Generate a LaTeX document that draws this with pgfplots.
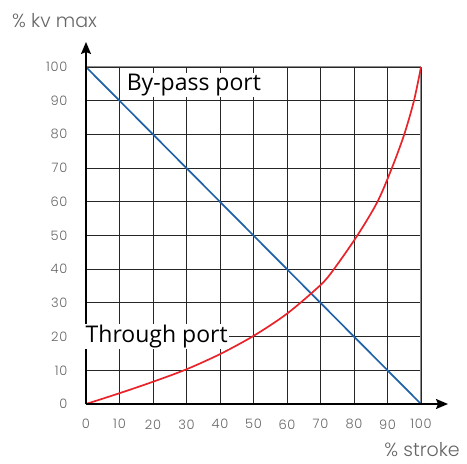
\documentclass[border=0pt]{standalone}
\usepackage{fontspec}
\setmainfont{Poppins}[UprightFont=* Light]
\newfontfamily\labelfont{Open Sans}
\usepackage{pgfplots}
\pgfplotsset{compat=1.18}
\usetikzlibrary{arrows.meta}
\definecolor{tickgray}{HTML}{666666}
\definecolor{curvered}{HTML}{E8232A}
\definecolor{lineblue}{HTML}{1F62A8}
\begin{document}
\begin{tikzpicture}[x=1pt,y=1pt]
\begin{axis}[
    anchor=origin, at={(0,0)},
    scale only axis,
    width=335pt, height=337pt,
    xmin=0, xmax=100, ymin=0, ymax=100,
    xtick={0,10,...,100}, ytick={0,10,...,100},
    major tick length=0pt,
    grid=major,
    major grid style={black!85, line width=0.8pt},
    axis line style={black!45, line width=1pt},
    tick label style={font=\fontsize{13}{15}\selectfont\addfontfeatures{LetterSpace=6}, text=tickgray},
    /pgf/number format/assume math mode=true,
    xticklabel style={yshift=-12pt},
    yticklabel style={xshift=-15pt},
    clip=false,
]
\addplot[lineblue, line width=1.7pt] coordinates {(0,100) (100,0)};
\addplot[curvered, line width=1.7pt, smooth] coordinates {
    (0,0) (10,3.2) (20,6.6) (30,10.3) (40,14.8) (50,20.2) (60,26.8)
    (70,35.3) (74,40) (81,50) (87,60) (91.3,70) (95,80) (97.9,90) (100,100)
};
\draw[black, line width=1.6pt, -{Stealth[length=12pt,width=10pt,inset=2pt]}] (axis cs:0,0) -- ([xshift=27pt]axis cs:100,0);
\draw[black, line width=1.6pt, -{Stealth[length=12pt,width=10pt,inset=2pt]}] (axis cs:0,0) -- ([yshift=25pt]axis cs:0,100);
\node[fill=white, inner sep=1pt, font=\labelfont\fontsize{23}{27}\selectfont] at (axis cs:32.2,94.6) {By-pass port};
\node[fill=white, inner sep=1pt, font=\labelfont\fontsize{23}{27}\selectfont] at (axis cs:21.1,20.0) {Through port};
\end{axis}
\node[anchor=west, inner sep=0pt, text=tickgray, font=\fontsize{19}{22}\selectfont] at (-74,383) {\% kv max};
\node[anchor=base east, inner sep=0pt, text=tickgray, font=\fontsize{19}{22}\selectfont] at (374,-53) {\% stroke};
\pgfresetboundingbox
\path (-86,-60) rectangle (381,404);
\end{tikzpicture}
\end{document}
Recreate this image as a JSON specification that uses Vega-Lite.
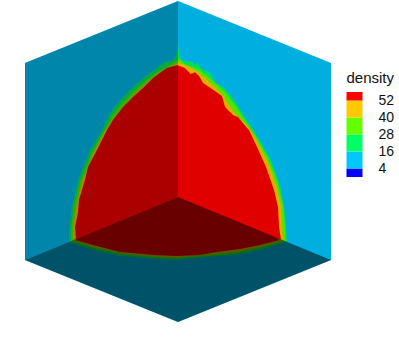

▶ What you should do: Among the entries above, how many lines include the word "that"? Reply with the number only.

▶ Answer below: 2